# [DATA SEGMENT]
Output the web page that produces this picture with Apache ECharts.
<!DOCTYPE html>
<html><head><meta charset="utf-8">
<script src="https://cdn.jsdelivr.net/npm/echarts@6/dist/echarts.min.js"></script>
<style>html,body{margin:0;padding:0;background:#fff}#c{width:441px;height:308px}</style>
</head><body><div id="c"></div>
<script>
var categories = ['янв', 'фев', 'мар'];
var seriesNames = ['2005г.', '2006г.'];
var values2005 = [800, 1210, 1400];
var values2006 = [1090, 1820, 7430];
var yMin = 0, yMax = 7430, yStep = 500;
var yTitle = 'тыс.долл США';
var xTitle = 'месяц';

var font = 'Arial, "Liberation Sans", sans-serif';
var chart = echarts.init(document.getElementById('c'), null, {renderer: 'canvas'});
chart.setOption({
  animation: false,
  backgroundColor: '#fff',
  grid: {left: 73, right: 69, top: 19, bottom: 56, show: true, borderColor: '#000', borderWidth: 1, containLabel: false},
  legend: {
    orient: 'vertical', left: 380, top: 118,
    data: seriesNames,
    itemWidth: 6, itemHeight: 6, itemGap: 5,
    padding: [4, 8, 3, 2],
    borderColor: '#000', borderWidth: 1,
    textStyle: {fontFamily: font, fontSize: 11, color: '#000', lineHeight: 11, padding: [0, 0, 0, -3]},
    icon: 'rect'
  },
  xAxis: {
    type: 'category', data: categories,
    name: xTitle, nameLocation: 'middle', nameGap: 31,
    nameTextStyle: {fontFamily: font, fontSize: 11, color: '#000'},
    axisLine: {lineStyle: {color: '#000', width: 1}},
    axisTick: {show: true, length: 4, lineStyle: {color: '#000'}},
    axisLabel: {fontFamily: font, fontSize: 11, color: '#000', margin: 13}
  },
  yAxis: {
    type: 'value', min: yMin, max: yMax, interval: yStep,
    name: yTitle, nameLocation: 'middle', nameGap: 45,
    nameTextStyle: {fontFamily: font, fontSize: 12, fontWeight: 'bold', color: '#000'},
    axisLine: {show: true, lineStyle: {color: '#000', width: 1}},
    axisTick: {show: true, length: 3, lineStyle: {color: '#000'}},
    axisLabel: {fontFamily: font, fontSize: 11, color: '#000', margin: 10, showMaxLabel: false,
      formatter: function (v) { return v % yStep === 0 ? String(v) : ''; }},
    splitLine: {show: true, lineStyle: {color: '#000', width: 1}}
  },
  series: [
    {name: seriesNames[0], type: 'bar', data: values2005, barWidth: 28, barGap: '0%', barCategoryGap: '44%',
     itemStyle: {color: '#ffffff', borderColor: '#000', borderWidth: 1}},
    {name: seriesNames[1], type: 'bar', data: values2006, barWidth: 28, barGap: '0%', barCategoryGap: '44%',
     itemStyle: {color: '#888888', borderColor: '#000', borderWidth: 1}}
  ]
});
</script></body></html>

# [GIVEN REQUEST]
Please quote the data above in full, with no line missing.

# [SOLUTION]
Output the web page that produces this picture with Apache ECharts.
<!DOCTYPE html>
<html><head><meta charset="utf-8">
<script src="https://cdn.jsdelivr.net/npm/echarts@6/dist/echarts.min.js"></script>
<style>html,body{margin:0;padding:0;background:#fff}#c{width:441px;height:308px}</style>
</head><body><div id="c"></div>
<script>
var categories = ['янв', 'фев', 'мар'];
var seriesNames = ['2005г.', '2006г.'];
var values2005 = [800, 1210, 1400];
var values2006 = [1090, 1820, 7430];
var yMin = 0, yMax = 7430, yStep = 500;
var yTitle = 'тыс.долл США';
var xTitle = 'месяц';

var font = 'Arial, "Liberation Sans", sans-serif';
var chart = echarts.init(document.getElementById('c'), null, {renderer: 'canvas'});
chart.setOption({
  animation: false,
  backgroundColor: '#fff',
  grid: {left: 73, right: 69, top: 19, bottom: 56, show: true, borderColor: '#000', borderWidth: 1, containLabel: false},
  legend: {
    orient: 'vertical', left: 380, top: 118,
    data: seriesNames,
    itemWidth: 6, itemHeight: 6, itemGap: 5,
    padding: [4, 8, 3, 2],
    borderColor: '#000', borderWidth: 1,
    textStyle: {fontFamily: font, fontSize: 11, color: '#000', lineHeight: 11, padding: [0, 0, 0, -3]},
    icon: 'rect'
  },
  xAxis: {
    type: 'category', data: categories,
    name: xTitle, nameLocation: 'middle', nameGap: 31,
    nameTextStyle: {fontFamily: font, fontSize: 11, color: '#000'},
    axisLine: {lineStyle: {color: '#000', width: 1}},
    axisTick: {show: true, length: 4, lineStyle: {color: '#000'}},
    axisLabel: {fontFamily: font, fontSize: 11, color: '#000', margin: 13}
  },
  yAxis: {
    type: 'value', min: yMin, max: yMax, interval: yStep,
    name: yTitle, nameLocation: 'middle', nameGap: 45,
    nameTextStyle: {fontFamily: font, fontSize: 12, fontWeight: 'bold', color: '#000'},
    axisLine: {show: true, lineStyle: {color: '#000', width: 1}},
    axisTick: {show: true, length: 3, lineStyle: {color: '#000'}},
    axisLabel: {fontFamily: font, fontSize: 11, color: '#000', margin: 10, showMaxLabel: false,
      formatter: function (v) { return v % yStep === 0 ? String(v) : ''; }},
    splitLine: {show: true, lineStyle: {color: '#000', width: 1}}
  },
  series: [
    {name: seriesNames[0], type: 'bar', data: values2005, barWidth: 28, barGap: '0%', barCategoryGap: '44%',
     itemStyle: {color: '#ffffff', borderColor: '#000', borderWidth: 1}},
    {name: seriesNames[1], type: 'bar', data: values2006, barWidth: 28, barGap: '0%', barCategoryGap: '44%',
     itemStyle: {color: '#888888', borderColor: '#000', borderWidth: 1}}
  ]
});
</script></body></html>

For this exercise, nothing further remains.